As in other books, like The Grapes of Wrath, Steinbeck criticizes the deranged folly of Man’s Order of rules and enforceable laws over the natural intended organization between men. The relations between the characters, though constructed by petty illegalities, function efficiently, symbiotically and according to a natural moral and ethical code. For example, Mack possesses an honest disposition and hates liars who lie to themselves but easily embellishes and manipulates truth in the presence of official authority or legally protected owners. His respect for Doc, a somewhat altruistic and fair-minded town caretaker, inspires his feeling of magnanimity toward him, not legal obligation. Mack, though ostracized from society in the pursuits of shallow, selfish pleasures, respects the natural relationship of people and circumstances and ignores societal contempt.

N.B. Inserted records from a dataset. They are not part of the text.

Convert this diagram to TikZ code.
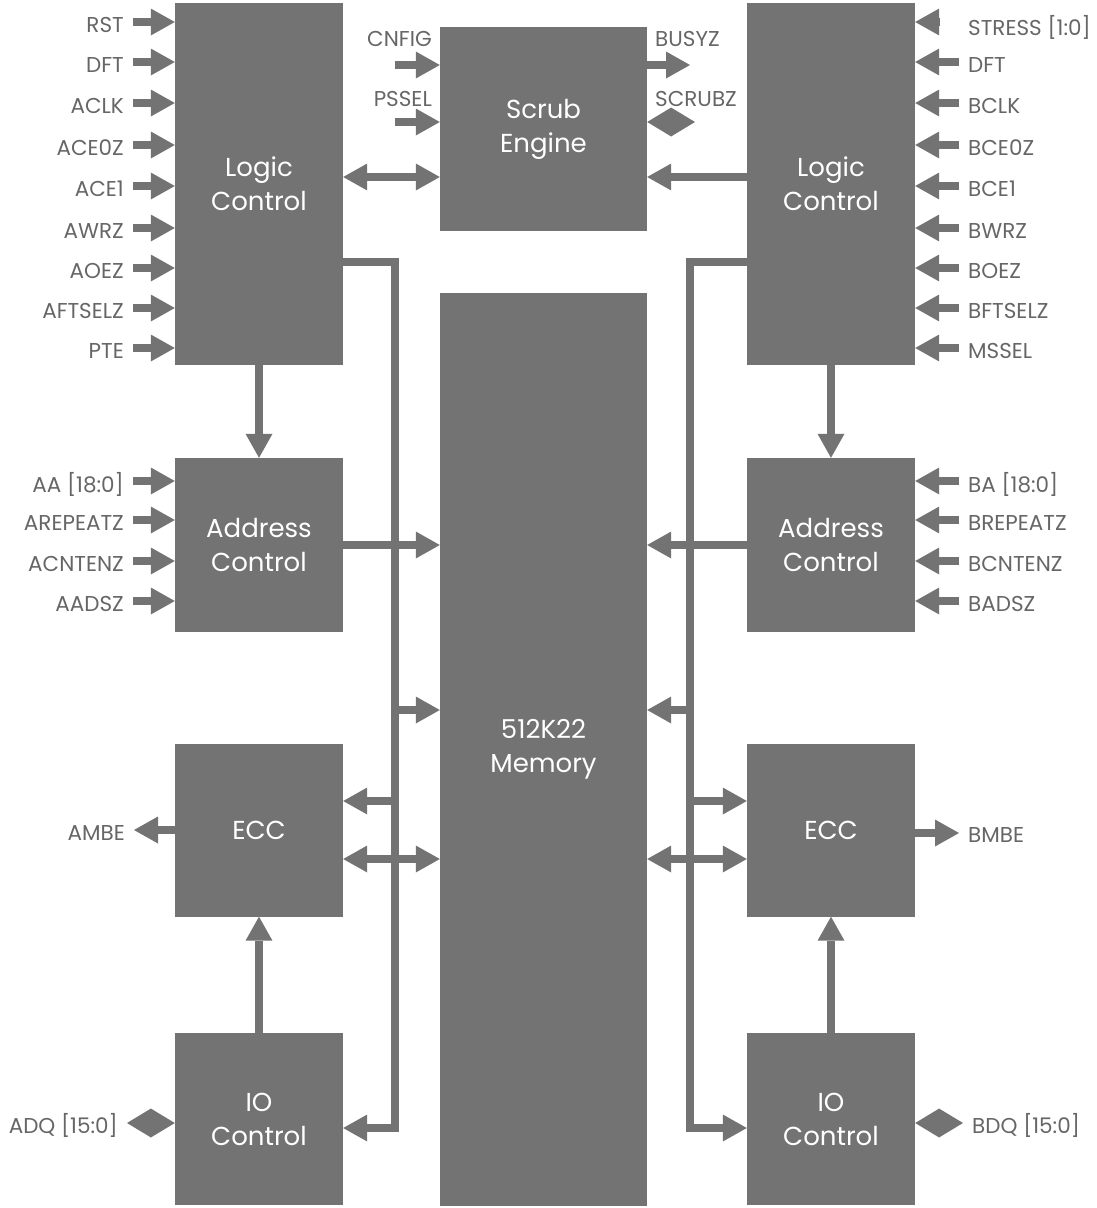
\documentclass[tikz,border=0pt]{standalone}
\usepackage{fontspec}
\setsansfont{Poppins}
\usepackage{tikz}
\usetikzlibrary{arrows.meta, calc}
\definecolor{blockgray}{HTML}{737373}
\definecolor{labelgray}{HTML}{666666}

\begin{document}
\begin{tikzpicture}[
  x=1pt, y=-1pt,
  font=\sffamily,
  block/.style={fill=blockgray, text=white, inner sep=0pt, minimum width=168pt,
    align=center, font=\sffamily\fontsize{26}{34}\selectfont},
  sig/.style={text=labelgray, inner xsep=9pt, inner ysep=0pt,
    font=\sffamily\fontsize{21.5}{24}\selectfont},
  pin/.style={draw=blockgray, line width=7.5pt,
    -{Triangle[length=24pt, width=27pt, line width=0pt]}},
  both/.style={draw=blockgray, line width=7.5pt,
    {Triangle[length=24pt, width=27pt, line width=0pt]}-{Triangle[length=24pt, width=27pt, line width=0pt]}},
  diam/.style={draw=blockgray, line width=7.5pt,
    {Triangle[length=24pt, width=29pt, line width=0pt]}-{Triangle[length=24pt, width=29pt, line width=0pt]}},
]
  \useasboundingbox (0,0) rectangle (1097,1208);

  % blocks
  \node[block, minimum height=362pt] (lctl) at (259,184) {Logic\\Control};
  \node[block, minimum width=207pt, minimum height=204pt] (scrub) at (543.5,129) {Scrub\\Engine};
  \node[block, minimum height=362pt] (rctl) at (831,184) {Logic\\Control};
  \node[block, minimum width=207pt, minimum height=913pt] (mem) at (543.5,749.5) {512K22\\Memory};
  \node[block, minimum height=174pt] (laddr) at (259,545) {Address\\Control};
  \node[block, minimum height=174pt] (raddr) at (831,545) {Address\\Control};
  \node[block, minimum height=173pt] (lecc) at (259,830) {ECC};
  \node[block, minimum height=173pt] (recc) at (831,830) {ECC};
  \node[block, minimum height=172pt] (lio) at (259,1119) {IO\\Control};
  \node[block, minimum height=172pt] (rio) at (831,1119) {IO\\Control};

  % port A inputs
  \foreach \lbl/\y [count=\i] in {RST/22, DFT/62, ACLK/103, ACE0Z/145, ACE1/186,
      AWRZ/228, AOEZ/268, AFTSELZ/308, PTE/348, AA [18:0]/481, AREPEATZ/520,
      ACNTENZ/561, AADSZ/601}{
    \node[sig, anchor=east] (ain\i) at (133,\y+3) {\lbl};
    \ifnum\i<10
      \draw[pin] (ain\i.east |- 0,\y) -- (lctl.west |- 0,\y);
    \else
      \draw[pin] (ain\i.east |- 0,\y) -- (laddr.west |- 0,\y);
    \fi
  }

  % port B inputs
  \foreach \lbl/\y [count=\i] in {DFT/62, BCLK/103, BCE0Z/145, BCE1/186,
      BWRZ/228, BOEZ/268, BFTSELZ/308, MSSEL/348, BA [18:0]/481, BREPEATZ/520,
      BCNTENZ/561, BADSZ/601}{
    \node[sig, anchor=west] (bin\i) at (959,\y+3) {\lbl};
    \ifnum\i<9
      \draw[pin] (bin\i.west |- 0,\y) -- (rctl.east |- 0,\y);
    \else
      \draw[pin] (bin\i.west |- 0,\y) -- (raddr.east |- 0,\y);
    \fi
  }
  \node[sig, anchor=west] (stress) at (959,27) {STRESS [1:0]};
  \coordinate (stressin) at (939,22);
  \draw[pin] (stressin) -- (stressin -| rctl.east);

  % scrub engine pins
  \node[sig, anchor=east] (cnfig) at (441,39) {CNFIG};
  \coordinate (cnfigin) at (395,65);
  \draw[pin] (cnfigin) -- (cnfigin -| scrub.west);
  \node[sig, anchor=east] (pssel) at (441,99) {PSSEL};
  \coordinate (psselin) at (395,122);
  \draw[pin] (psselin) -- (psselin -| scrub.west);
  \node[sig, anchor=west] (busyz) at (646,39) {BUSYZ};
  \coordinate (busyzout) at (690,65);
  \draw[pin] (busyzout -| scrub.east) -- (busyzout);
  \node[sig, anchor=west] (scrubz) at (646,99) {SCRUBZ};
  \coordinate (scrubzio) at (695,122);
  \draw[diam] (scrubzio -| scrub.east) -- (scrubzio);

  \draw[both] (lctl.east |- 0,177) -- (scrub.west |- 0,177);
  \draw[pin] (rctl.west |- 0,177) -- (scrub.east |- 0,177);

  % internal buses
  \coordinate (lbus) at (395,262);
  \coordinate (rbus) at (690,262);
  \draw[pin] (lctl.east |- lbus) -- (lbus) -- (lbus |- 0,1128) -- (lio.east |- 0,1128);
  \draw[pin] (rctl.west |- rbus) -- (rbus) -- (rbus |- 0,1128) -- (rio.west |- 0,1128);

  \draw[pin] (lctl.south) -- (laddr.north);
  \draw[pin] (rctl.south) -- (raddr.north);
  \draw[pin] (lio.north) -- (lecc.south);
  \draw[pin] (rio.north) -- (recc.south);

  \draw[pin] (laddr.east |- 0,545) -- (mem.west |- 0,545);
  \draw[pin] (raddr.west |- 0,545) -- (mem.east |- 0,545);
  \draw[pin] (lbus |- 0,710) -- (mem.west |- 0,710);
  \draw[pin] (rbus |- 0,710) -- (mem.east |- 0,710);
  \draw[pin] (lbus |- 0,801) -- (lecc.east |- 0,801);
  \draw[pin] (rbus |- 0,801) -- (recc.west |- 0,801);
  \draw[both] (lecc.east |- 0,859) -- (mem.west |- 0,859);
  \draw[both] (mem.east |- 0,859) -- (recc.west |- 0,859);

  % outputs
  \node[sig, anchor=east] (ambe) at (134,833) {AMBE};
  \draw[pin] (lecc.west |- 0,830) -- (ambe.east |- 0,830);
  \node[sig, anchor=west] (bmbe) at (959,835) {BMBE};
  \draw[pin] (recc.east |- 0,833) -- (bmbe.west |- 0,833);
  \node[sig, anchor=east] (adq) at (127,1125) {ADQ [15:0]};
  \draw[diam] (lio.west |- 0,1123) -- (adq.east |- 0,1123);
  \node[sig, anchor=west] (bdq) at (963,1125) {BDQ [15:0]};
  \draw[diam] (rio.east |- 0,1123) -- (bdq.west |- 0,1123);
\end{tikzpicture}
\end{document}
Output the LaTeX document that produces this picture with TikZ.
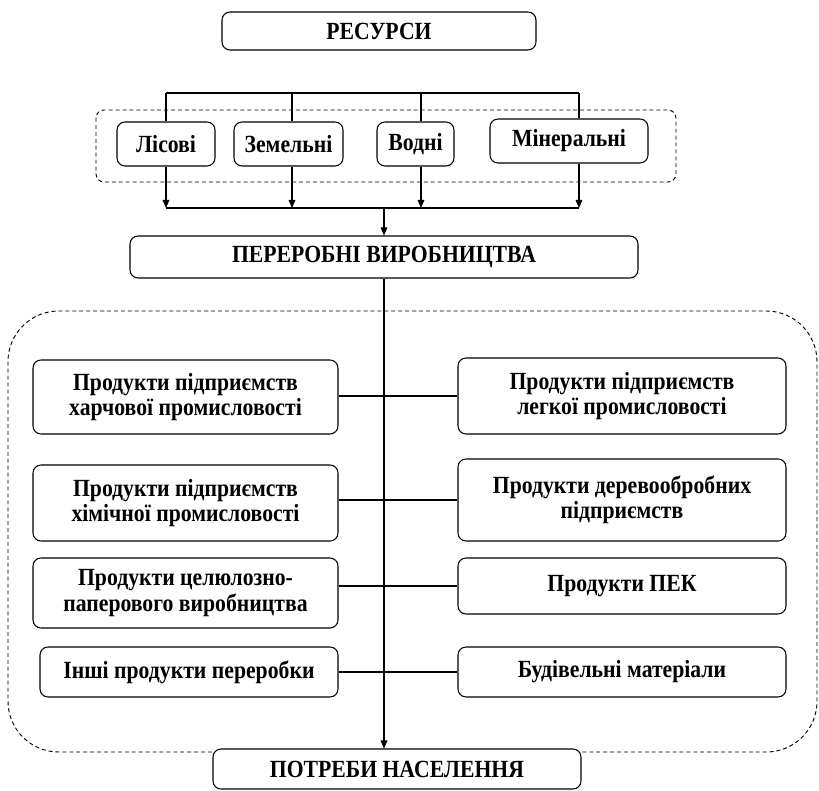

Some have argued that Doc represents Steinbeck himself and I wonder if Mack then might represent an enviable alter ego. Attention must be called to a strange bond between Doc and Mack. As mentioned above, Mack lives outside of social convention whereas Doc lives within it. He doesn’t run a whorehouse or con grocery stores. Yet Mack respects him for his fairness and refusal to judge and his work for everyone in the community. And it is Doc who says this about Mack:
The things we admire in men, kindness and generosity, openness, honesty, understanding and feeling, are the concomitants of failure in our system. And those traits we detest, sharpness, greed, acquisitiveness, meanness, egotism and self-interest, are the traits of success. And while men admire the quality of the first they love the produce of the second.
A certain envy lies festering within Doc for the life Mack has chosen and the rules which govern him.
I have discovered that Steinbeck speaks very personally about social issues and the hypocrisy of American ethics and it fascinates me. I envy his clarity. A friend once asked me long ago if I ever hear a song and wish I’d come up with it myself. When I read Steinbeck, I wish I could say it like him.
Our Father who art in nature, who has given the gift of survival to the coyote, the common brown rat, the English sparrow, the house fly and the moth, must have a great and overwhelming love for no-goods and blots-on-the-town and bums, and Mack and the boys. Virtues and graces and laziness and zest. Our Father who art in nature.